The main problem with such wayward politicians is that they know that once they own such public institutions no one would question them, least of all the government of the day since there is no divide, legally, between politics and business.
The fact that the Chinese have succeeded in turning around their country’s economy does not mean that they were free from problems, far from it!
They faced numerous implementation problems which forced them to review each and every stage of implementation of their socio-economic plans.
For instance, after the founding of the Chinese nation in 1949, the country was awash with feudalism with the poor tilling the land they did not own!

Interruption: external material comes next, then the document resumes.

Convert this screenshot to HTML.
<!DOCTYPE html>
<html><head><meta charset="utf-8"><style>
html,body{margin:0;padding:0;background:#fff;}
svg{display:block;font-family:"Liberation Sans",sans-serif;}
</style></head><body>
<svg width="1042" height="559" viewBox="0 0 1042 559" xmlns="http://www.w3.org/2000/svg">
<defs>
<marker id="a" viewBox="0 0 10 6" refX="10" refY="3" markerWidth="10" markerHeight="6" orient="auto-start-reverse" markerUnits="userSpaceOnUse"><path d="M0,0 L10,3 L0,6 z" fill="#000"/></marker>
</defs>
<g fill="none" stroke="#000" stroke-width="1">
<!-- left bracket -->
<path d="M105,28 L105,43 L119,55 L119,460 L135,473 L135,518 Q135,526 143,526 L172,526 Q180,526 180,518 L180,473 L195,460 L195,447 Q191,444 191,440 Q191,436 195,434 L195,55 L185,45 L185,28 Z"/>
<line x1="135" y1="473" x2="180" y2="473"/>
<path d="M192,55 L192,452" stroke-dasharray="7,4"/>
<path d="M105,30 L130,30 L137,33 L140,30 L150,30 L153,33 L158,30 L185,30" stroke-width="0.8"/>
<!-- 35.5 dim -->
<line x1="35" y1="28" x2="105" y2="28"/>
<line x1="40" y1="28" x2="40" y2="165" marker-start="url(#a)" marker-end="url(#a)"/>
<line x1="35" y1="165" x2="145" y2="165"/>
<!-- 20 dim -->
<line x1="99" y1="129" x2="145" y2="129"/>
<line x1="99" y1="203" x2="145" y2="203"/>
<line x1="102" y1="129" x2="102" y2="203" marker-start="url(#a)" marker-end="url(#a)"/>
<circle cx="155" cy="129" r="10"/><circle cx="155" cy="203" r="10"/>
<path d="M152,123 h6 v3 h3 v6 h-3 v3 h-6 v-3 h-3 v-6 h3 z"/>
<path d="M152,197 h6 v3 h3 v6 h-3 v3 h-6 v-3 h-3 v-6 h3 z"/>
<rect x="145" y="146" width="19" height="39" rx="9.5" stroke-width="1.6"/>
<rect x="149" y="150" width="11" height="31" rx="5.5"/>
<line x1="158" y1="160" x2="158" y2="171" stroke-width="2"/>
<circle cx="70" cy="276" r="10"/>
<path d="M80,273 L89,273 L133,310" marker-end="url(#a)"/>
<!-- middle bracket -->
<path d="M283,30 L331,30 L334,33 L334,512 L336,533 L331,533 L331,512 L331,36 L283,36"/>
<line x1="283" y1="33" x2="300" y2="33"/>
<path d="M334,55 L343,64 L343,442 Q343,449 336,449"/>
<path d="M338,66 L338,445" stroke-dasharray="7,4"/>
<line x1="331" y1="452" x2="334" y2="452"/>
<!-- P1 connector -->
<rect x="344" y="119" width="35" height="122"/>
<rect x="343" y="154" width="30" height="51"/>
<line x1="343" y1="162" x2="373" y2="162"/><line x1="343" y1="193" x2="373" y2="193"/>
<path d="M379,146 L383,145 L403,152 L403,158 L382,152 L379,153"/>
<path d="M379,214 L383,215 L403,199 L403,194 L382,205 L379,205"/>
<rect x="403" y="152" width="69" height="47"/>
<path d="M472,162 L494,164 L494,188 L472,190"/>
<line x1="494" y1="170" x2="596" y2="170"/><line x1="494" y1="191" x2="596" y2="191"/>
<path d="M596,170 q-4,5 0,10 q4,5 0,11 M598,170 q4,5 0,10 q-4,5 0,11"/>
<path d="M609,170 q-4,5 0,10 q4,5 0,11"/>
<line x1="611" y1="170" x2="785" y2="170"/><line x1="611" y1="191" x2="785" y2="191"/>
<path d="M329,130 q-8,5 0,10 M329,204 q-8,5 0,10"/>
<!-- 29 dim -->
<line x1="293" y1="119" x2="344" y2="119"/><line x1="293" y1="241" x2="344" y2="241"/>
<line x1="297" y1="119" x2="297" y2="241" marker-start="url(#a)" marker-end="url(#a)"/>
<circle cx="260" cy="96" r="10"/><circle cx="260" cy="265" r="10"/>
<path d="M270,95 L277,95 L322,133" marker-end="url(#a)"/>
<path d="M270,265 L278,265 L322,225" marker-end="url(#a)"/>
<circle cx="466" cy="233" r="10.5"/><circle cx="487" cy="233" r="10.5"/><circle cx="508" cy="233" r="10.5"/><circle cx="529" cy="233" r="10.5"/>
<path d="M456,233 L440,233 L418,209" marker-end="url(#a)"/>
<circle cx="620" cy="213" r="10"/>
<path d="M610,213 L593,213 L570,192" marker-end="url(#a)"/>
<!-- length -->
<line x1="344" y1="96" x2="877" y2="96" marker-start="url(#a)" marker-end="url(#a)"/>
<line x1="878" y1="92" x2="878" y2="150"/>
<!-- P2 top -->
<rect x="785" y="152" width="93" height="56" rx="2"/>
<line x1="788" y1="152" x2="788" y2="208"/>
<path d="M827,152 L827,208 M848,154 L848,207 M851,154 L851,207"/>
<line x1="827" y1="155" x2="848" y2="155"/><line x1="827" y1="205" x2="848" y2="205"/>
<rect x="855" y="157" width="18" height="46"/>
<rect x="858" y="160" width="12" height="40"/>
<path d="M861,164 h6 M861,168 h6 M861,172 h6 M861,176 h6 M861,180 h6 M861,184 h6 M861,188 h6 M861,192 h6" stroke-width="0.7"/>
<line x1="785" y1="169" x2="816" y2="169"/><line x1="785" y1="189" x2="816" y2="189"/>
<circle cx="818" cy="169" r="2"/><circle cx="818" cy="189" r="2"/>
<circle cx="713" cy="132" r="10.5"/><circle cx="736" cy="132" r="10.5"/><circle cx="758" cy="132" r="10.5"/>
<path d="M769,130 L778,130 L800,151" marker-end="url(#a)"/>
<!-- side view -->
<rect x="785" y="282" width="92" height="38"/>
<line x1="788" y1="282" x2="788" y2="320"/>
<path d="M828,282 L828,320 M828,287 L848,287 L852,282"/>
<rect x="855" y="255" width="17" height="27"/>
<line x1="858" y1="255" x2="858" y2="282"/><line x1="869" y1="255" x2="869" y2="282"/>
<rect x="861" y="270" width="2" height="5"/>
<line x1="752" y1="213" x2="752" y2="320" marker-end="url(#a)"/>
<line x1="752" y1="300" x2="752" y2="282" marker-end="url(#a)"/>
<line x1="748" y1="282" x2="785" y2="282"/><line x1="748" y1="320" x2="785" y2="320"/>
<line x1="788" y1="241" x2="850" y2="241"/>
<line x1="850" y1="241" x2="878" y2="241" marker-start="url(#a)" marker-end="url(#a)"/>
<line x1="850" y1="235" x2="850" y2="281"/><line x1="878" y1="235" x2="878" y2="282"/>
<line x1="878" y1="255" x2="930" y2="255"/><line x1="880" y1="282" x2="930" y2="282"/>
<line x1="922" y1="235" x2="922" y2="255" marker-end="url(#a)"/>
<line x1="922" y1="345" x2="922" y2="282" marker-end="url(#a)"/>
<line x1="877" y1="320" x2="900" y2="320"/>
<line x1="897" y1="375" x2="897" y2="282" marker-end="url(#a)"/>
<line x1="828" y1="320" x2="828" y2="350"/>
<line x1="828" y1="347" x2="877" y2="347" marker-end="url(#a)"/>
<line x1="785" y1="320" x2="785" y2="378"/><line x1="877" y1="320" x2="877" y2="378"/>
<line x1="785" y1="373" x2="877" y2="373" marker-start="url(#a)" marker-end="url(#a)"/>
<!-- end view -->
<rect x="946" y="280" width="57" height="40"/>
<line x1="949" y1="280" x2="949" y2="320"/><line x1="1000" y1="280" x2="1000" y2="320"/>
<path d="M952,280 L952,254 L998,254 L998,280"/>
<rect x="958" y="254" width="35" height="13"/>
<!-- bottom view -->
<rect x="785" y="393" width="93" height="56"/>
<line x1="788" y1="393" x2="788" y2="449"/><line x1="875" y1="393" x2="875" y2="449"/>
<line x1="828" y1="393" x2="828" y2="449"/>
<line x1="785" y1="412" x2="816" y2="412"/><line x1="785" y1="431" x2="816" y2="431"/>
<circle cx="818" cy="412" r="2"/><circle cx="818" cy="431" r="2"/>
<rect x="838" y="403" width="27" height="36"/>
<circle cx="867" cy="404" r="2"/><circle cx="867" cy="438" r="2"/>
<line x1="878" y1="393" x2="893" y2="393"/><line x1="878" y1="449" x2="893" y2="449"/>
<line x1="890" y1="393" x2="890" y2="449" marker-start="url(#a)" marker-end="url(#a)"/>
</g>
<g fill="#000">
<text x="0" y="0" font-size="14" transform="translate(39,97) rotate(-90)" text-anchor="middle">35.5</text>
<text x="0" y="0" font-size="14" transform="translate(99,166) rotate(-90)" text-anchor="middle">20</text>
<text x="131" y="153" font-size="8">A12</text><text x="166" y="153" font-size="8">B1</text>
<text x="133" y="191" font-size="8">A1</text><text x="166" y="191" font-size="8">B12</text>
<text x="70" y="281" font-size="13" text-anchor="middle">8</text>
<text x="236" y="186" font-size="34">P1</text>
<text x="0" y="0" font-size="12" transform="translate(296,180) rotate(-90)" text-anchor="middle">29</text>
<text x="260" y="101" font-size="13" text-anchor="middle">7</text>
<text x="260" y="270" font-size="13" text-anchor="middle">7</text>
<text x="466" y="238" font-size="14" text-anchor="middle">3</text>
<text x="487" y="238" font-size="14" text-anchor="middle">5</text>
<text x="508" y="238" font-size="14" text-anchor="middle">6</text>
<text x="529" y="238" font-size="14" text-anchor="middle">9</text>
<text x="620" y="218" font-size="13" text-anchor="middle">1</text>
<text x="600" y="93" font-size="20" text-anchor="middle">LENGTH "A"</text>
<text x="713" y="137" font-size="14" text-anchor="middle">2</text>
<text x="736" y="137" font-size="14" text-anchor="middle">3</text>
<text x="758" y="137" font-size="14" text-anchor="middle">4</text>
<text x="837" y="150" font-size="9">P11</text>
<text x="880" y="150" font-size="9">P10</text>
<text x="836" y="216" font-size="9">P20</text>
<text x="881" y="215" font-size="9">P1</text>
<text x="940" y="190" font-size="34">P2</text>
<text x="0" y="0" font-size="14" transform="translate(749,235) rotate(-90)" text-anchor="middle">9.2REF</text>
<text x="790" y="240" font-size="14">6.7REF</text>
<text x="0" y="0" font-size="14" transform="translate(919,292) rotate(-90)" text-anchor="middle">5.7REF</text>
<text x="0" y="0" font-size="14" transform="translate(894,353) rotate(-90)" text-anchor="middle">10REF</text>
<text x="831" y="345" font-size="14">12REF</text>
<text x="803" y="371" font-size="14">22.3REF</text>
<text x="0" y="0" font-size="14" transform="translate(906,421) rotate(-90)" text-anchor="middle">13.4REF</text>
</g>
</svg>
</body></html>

This situation was changed, making a peasant owner not only of the land he/she tilled on, but also what he/she produced on it.
Later the CPC led government introduced collectivization programme with the objective of improving production.
However, this did not last long, hence its replacement with personal ownership of land on which one tilled on.
The latest move was introduced by the CPC after discovering the disincentive nature of the collectivisation programme.
The CPC was going back and forth, between 1949 and 1986 in its land reforms, until it reached a more acceptable agricultural development model with Chinese characteristics.
China would therefore not have succeeded in feeding all its 1.4 billion people had it allowed problems to rear their ugly heads in its agricultural sector.
It was due to the soundness of China’s agricultural sector coupled with implementation of its tailored education system that would by 2006 transform the country into one of up and coming industrial nations.